Written instruction> Retype the entries, please, from their first line to the line containing "25, bottom: 495", exactly and only those lines, minus the pictures.

Recorded data>

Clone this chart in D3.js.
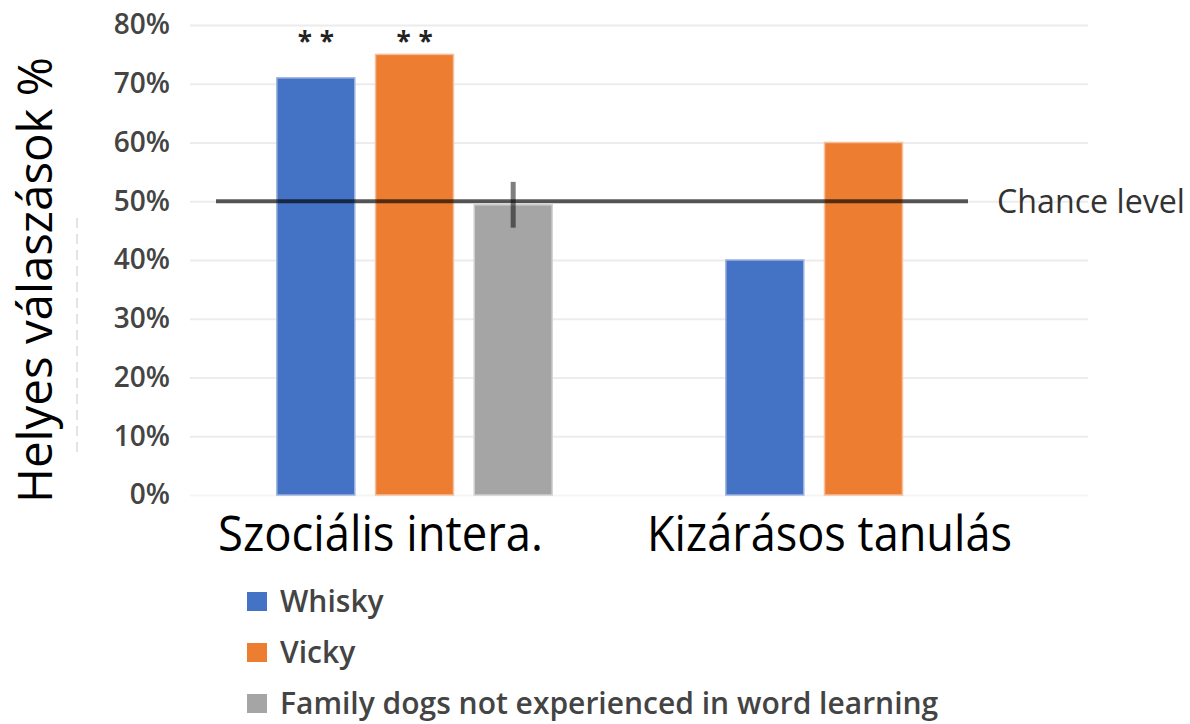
<!DOCTYPE html>
<html>
<head>
<meta charset="utf-8">
<script src="https://cdn.jsdelivr.net/npm/d3@7"></script>
<style>
  body { margin: 0; background: #fff; }
  svg { display: block; font-family: "Open Sans", sans-serif; }
</style>
</head>
<body>
<div id="chart"></div>
<script>
// data
const categories = ["Szociális intera.", "Kizárásos tanulás"];
const series = ["Whisky", "Vicky", "Family dogs not experienced in word learning"];
const whisky = [71, 40];
const vicky = [75, 60];
const familyDogs = [49.4, null];
const familyDogsErr = [3.9, null];
const stars = [["**", "**", ""], ["", "", ""]];
const yTicks = [0, 10, 20, 30, 40, 50, 60, 70, 80];
const chanceLevel = 50;

const colors = ["#4472C4", "#ED7D31", "#A5A5A5"];
const edgeColors = ["#9db3df", "#f6bf9c", "#d0d0d0"];

const width = 1190, height = 724;
const plot = { left: 190, right: 1088, top: 25, bottom: 495 };

const svg = d3.select("#chart")
  .append("svg")
  .attr("width", width)
  .attr("height", height);

svg.append("rect").attr("width", width).attr("height", height).attr("fill", "#fff");

const x0 = d3.scaleBand()
  .domain(categories)
  .range([plot.left, plot.right]);

const x1 = d3.scaleBand()
  .domain(series)
  .range([0, x0.bandwidth()])
  .paddingInner(0.21)
  .paddingOuter(0.88);

const y = d3.scaleLinear()
  .domain([0, 80])
  .range([plot.bottom, plot.top]);

// faint dashed artefact left of the axis
svg.append("line")
  .attr("x1", 77).attr("x2", 77)
  .attr("y1", 218).attr("y2", 455)
  .attr("stroke", "#dcdcdc")
  .attr("stroke-width", 1.5)
  .attr("stroke-dasharray", "10,6");

// grid lines
svg.append("g")
  .attr("class", "grid")
  .attr("transform", `translate(${plot.left},0)`)
  .call(d3.axisLeft(y).tickValues(yTicks).tickSize(-(plot.right - plot.left)).tickFormat(""))
  .call(g => g.select(".domain").remove())
  .call(g => g.selectAll(".tick line")
    .attr("stroke", d => d === 0 ? "#f5f5f5" : "#ececec")
    .attr("stroke-width", 2));

// y tick labels
svg.append("g")
  .attr("transform", "translate(170,0)")
  .call(d3.axisLeft(y).tickValues(yTicks).tickSize(0).tickFormat(d => d + "%"))
  .call(g => g.select(".domain").remove())
  .call(g => g.selectAll(".tick text")
    .attr("x", 0)
    .attr("font-family", "Open Sans, sans-serif")
    .attr("font-size", 28)
    .attr("font-weight", 600)
    .attr("fill", "#444"));

// bars
const rows = categories.map((c, i) => ({
  cat: c,
  vals: [whisky[i], vicky[i], familyDogs[i]],
  errs: [null, null, familyDogsErr[i]],
  stars: stars[i]
}));

const groups = svg.selectAll(".cat")
  .data(rows)
  .enter()
  .append("g")
  .attr("class", "cat")
  .attr("transform", d => `translate(${x0(d.cat)},0)`);

const cells = groups.selectAll(".cell")
  .data(d => d.vals.map((v, j) => ({ s: series[j], j, v, err: d.errs[j], star: d.stars[j] })))
  .enter()
  .filter(d => d.v !== null);

cells.append("rect")
  .attr("x", d => x1(d.s))
  .attr("y", d => y(d.v))
  .attr("width", x1.bandwidth())
  .attr("height", d => y(0) - y(d.v))
  .attr("fill", d => colors[d.j])
  .attr("stroke", d => edgeColors[d.j])
  .attr("stroke-width", 1.5);

// chance level line
svg.append("line")
  .attr("x1", 216)
  .attr("x2", 968)
  .attr("y1", y(chanceLevel))
  .attr("y2", y(chanceLevel))
  .attr("stroke", "rgba(0,0,0,0.65)")
  .attr("stroke-width", 4);

// error bars
cells.filter(d => d.err !== null)
  .append("line")
  .attr("x1", d => x1(d.s) + x1.bandwidth() / 2)
  .attr("x2", d => x1(d.s) + x1.bandwidth() / 2)
  .attr("y1", d => y(d.v + d.err))
  .attr("y2", d => y(d.v - d.err))
  .attr("stroke", "rgba(0,0,0,0.5)")
  .attr("stroke-width", 5);

// significance stars
cells.filter(d => d.star)
  .each(function(d) {
    const cx = x1(d.s) + x1.bandwidth() / 2;
    const g = d3.select(this);
    d.star.split("").forEach((s, k, arr) => {
      g.append("text")
        .attr("x", cx + (k - (arr.length - 1) / 2) * 22)
        .attr("y", y(80) + 26)
        .attr("text-anchor", "middle")
        .attr("font-size", 26)
        .attr("font-weight", 700)
        .attr("fill", "#222")
        .text(s);
    });
  });

svg.append("text")
  .attr("x", 997)
  .attr("y", 213)
  .attr("font-size", 32)
  .attr("fill", "#333")
  .attr("textLength", 188)
  .attr("lengthAdjust", "spacingAndGlyphs")
  .text("Chance level");

// category labels
svg.selectAll(".catlabel")
  .data(categories)
  .enter()
  .append("text")
  .attr("class", "catlabel")
  .attr("x", d => x0(d) + x0.bandwidth() / 2 - 34)
  .attr("y", 551)
  .attr("text-anchor", "middle")
  .attr("font-size", 50)
  .attr("fill", "#000")
  .attr("textLength", (d, i) => i === 0 ? 325 : 365)
  .attr("lengthAdjust", "spacingAndGlyphs")
  .text(d => d);

// y axis title
svg.append("text")
  .attr("transform", "translate(52,280) rotate(-90)")
  .attr("text-anchor", "middle")
  .attr("font-size", 48)
  .attr("fill", "#000")
  .attr("textLength", 446)
  .attr("lengthAdjust", "spacingAndGlyphs")
  .text("Helyes válaszások %");

// legend
const legend = svg.selectAll(".legend")
  .data(series)
  .enter()
  .append("g")
  .attr("class", "legend")
  .attr("transform", (d, i) => `translate(247,${592 + i * 51})`);

legend.append("rect")
  .attr("width", 20)
  .attr("height", 19)
  .attr("fill", (d, i) => colors[i]);

legend.append("text")
  .attr("x", 33)
  .attr("y", 20)
  .attr("font-size", 30)
  .attr("font-weight", 600)
  .attr("fill", "#444")
  .text(d => d);
</script>
</body>
</html>
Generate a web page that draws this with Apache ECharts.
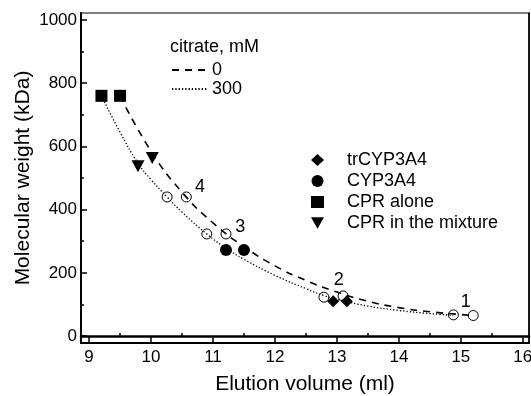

Output for this exercise>
Clone this chart in D3.js.
<!DOCTYPE html>
<html>
<head>
<meta charset="utf-8">
<script src="https://cdn.jsdelivr.net/npm/d3@7"></script>
<style>
  body { margin: 0; background: #fff; }
  svg { display: block; font-family: "Open Sans", sans-serif; }
</style>
</head>
<body>
<div id="chart"></div>
<script>
// data
const categories = ["Szociális intera.", "Kizárásos tanulás"];
const series = ["Whisky", "Vicky", "Family dogs not experienced in word learning"];
const whisky = [71, 40];
const vicky = [75, 60];
const familyDogs = [49.4, null];
const familyDogsErr = [3.9, null];
const stars = [["**", "**", ""], ["", "", ""]];
const yTicks = [0, 10, 20, 30, 40, 50, 60, 70, 80];
const chanceLevel = 50;

const colors = ["#4472C4", "#ED7D31", "#A5A5A5"];
const edgeColors = ["#9db3df", "#f6bf9c", "#d0d0d0"];

const width = 1190, height = 724;
const plot = { left: 190, right: 1088, top: 25, bottom: 495 };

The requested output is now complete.